### Directions for this task
Nothing but the lines from the top of the data to the line holding "import * as" should be printed, word for word and both ends included; leave the pictures out.

----

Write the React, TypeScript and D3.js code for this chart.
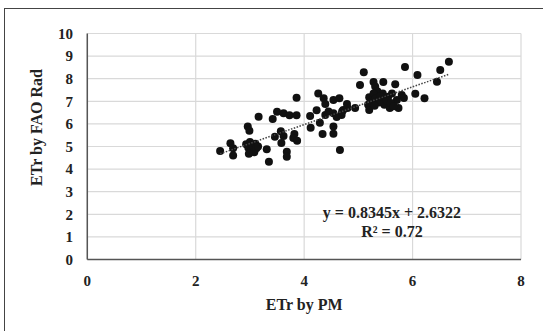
import React from "react";
import * as d3 from "d3";

const xValues = [
  2.45, 2.64, 2.69, 2.69, 2.96, 2.99, 2.93, 2.97, 3.0, 3.02, 3.05, 3.08, 3.1, 3.12, 2.98, 3.15,
  3.16, 3.31, 3.35, 3.42, 3.5, 3.46, 3.57, 3.58, 3.62, 3.62, 3.68, 3.68, 3.73, 3.86, 3.82, 3.8,
  3.87, 3.86, 4.11, 4.12, 4.26, 4.23, 4.29, 4.34, 4.36, 4.39, 4.39, 4.54, 4.65, 4.54, 4.54, 4.54,
  4.66, 4.69, 4.72, 4.79, 4.94, 5.03, 5.1, 5.18, 5.2, 5.2, 5.24, 5.28, 5.31, 5.35, 5.28, 5.43,
  5.46, 5.45, 5.48, 5.55, 5.58, 5.62, 5.68, 5.71, 5.74, 5.8, 5.86, 5.84, 6.05, 6.09, 6.22, 6.45,
  6.51, 6.67, 5.22, 5.32, 5.38, 5.4, 5.52, 5.6, 5.65, 5.3, 4.45, 4.6, 4.7, 4.8
];
const yValues = [
  4.8, 5.14, 4.92, 4.6, 5.88, 5.7, 5.1, 4.95, 5.2, 4.85, 5.05, 4.75, 5.12, 4.92, 4.68, 5.0,
  6.32, 4.88, 4.33, 6.22, 6.54, 5.43, 5.68, 5.15, 6.47, 5.47, 4.77, 4.55, 6.38, 7.16, 5.55, 5.38,
  5.25, 6.38, 6.35, 5.83, 7.35, 6.6, 6.05, 5.55, 7.13, 6.88, 6.39, 7.06, 7.13, 6.47, 5.88, 5.56,
  4.85, 6.39, 6.62, 6.88, 6.7, 7.72, 8.28, 6.85, 6.62, 7.18, 7.02, 7.85, 7.65, 7.45, 7.35, 7.08,
  7.85, 7.35, 6.85, 7.2, 6.7, 7.35, 7.75, 7.06, 6.7, 7.28, 8.52, 7.15, 7.33, 8.16, 7.13, 7.87,
  8.38, 8.75, 6.95, 7.12, 6.95, 7.22, 7.05, 6.92, 6.78, 6.8, 6.55, 6.3, 6.55, 6.7
];
const xTicks = [0, 2, 4, 6, 8];
const yTicks = [0, 1, 2, 3, 4, 5, 6, 7, 8, 9, 10];
const slope = 0.8345;
const intercept = 2.6322;
const equationText = "y = 0.8345x + 2.6322";
const r2Text = "R² = 0.72";
const xTitle = "ETr by PM";
const yTitle = "ETr by FAO Rad";

const W = 543;
const H = 331;
const left = 87.3;
const right = 521;
const top = 33.5;
const bottom = 259.5;
const font = "'Liberation Serif', 'Times New Roman', serif";

export default function App() {
  const x = d3.scaleLinear().domain([0, 8]).range([left, right]);
  const y = d3.scaleLinear().domain([0, 10]).range([bottom, top]);
  const points = xValues.map((v, i) => [v, yValues[i]] as [number, number]);
  const xMin = d3.min(xValues) as number;
  const xMax = d3.max(xValues) as number;
  const line = d3.line<number>().x((d) => x(d)).y((d) => y(slope * d + intercept));

  return (
    <svg
      width={W}
      height={H}
      style={{ position: "absolute", left: 0, top: 0, display: "block", background: "#fff" }}
      fontFamily={font}
    >
      <rect x={4.5} y={8.5} width={600} height={400} fill="#fff" stroke="#444" strokeWidth={1} />
      {yTicks.map((t) => (
        <line key={"gy" + t} x1={left} x2={right} y1={y(t)} y2={y(t)} stroke="#d9d9d9" strokeWidth={1.2} />
      ))}
      {xTicks.map((t) => (
        <line key={"gx" + t} x1={x(t)} x2={x(t)} y1={top} y2={bottom} stroke="#d9d9d9" strokeWidth={1.2} />
      ))}
      <line x1={left} x2={left} y1={top} y2={bottom} stroke="#555" strokeWidth={1.5} />
      <line x1={left} x2={right} y1={bottom} y2={bottom} stroke="#555" strokeWidth={1.5} />
      {points.map((p, i) => (
        <circle key={i} cx={x(p[0])} cy={y(p[1])} r={4} fill="#111" />
      ))}
      <path d={line([xMin, xMax]) || ""} fill="none" stroke="#444" strokeWidth={1.5} strokeDasharray="1.5,1.5" />
      {yTicks.map((t) => (
        <text key={"ty" + t} x={73} y={y(t)} dy="0.35em" textAnchor="end" fontSize={15} fontWeight="bold" fill="#222">
          {t}
        </text>
      ))}
      {xTicks.map((t) => (
        <text key={"tx" + t} x={x(t)} y={286} textAnchor="middle" fontSize={15} fontWeight="bold" fill="#222">
          {t}
        </text>
      ))}
      <text x={x(4)} y={310} textAnchor="middle" fontSize={16} fontWeight="bold" fill="#222">
        {xTitle}
      </text>
      <text
        transform={`translate(42, ${(top + bottom) / 2 - 19}) rotate(-90)`}
        textAnchor="middle"
        fontSize={16}
        fontWeight="bold"
        fill="#222"
      >
        {yTitle}
      </text>
      <text x={x(5.62)} y={y(1.84)} textAnchor="middle" fontSize={16} fontWeight="bold" fill="#222">
        {equationText}
      </text>
      <text x={x(5.62)} y={y(1.0)} textAnchor="middle" fontSize={16} fontWeight="bold" fill="#222">
        {r2Text}
      </text>
    </svg>
  );
}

----

### In response
Write the React, TypeScript and D3.js code for this chart.
import React from "react";
import * as d3 from "d3";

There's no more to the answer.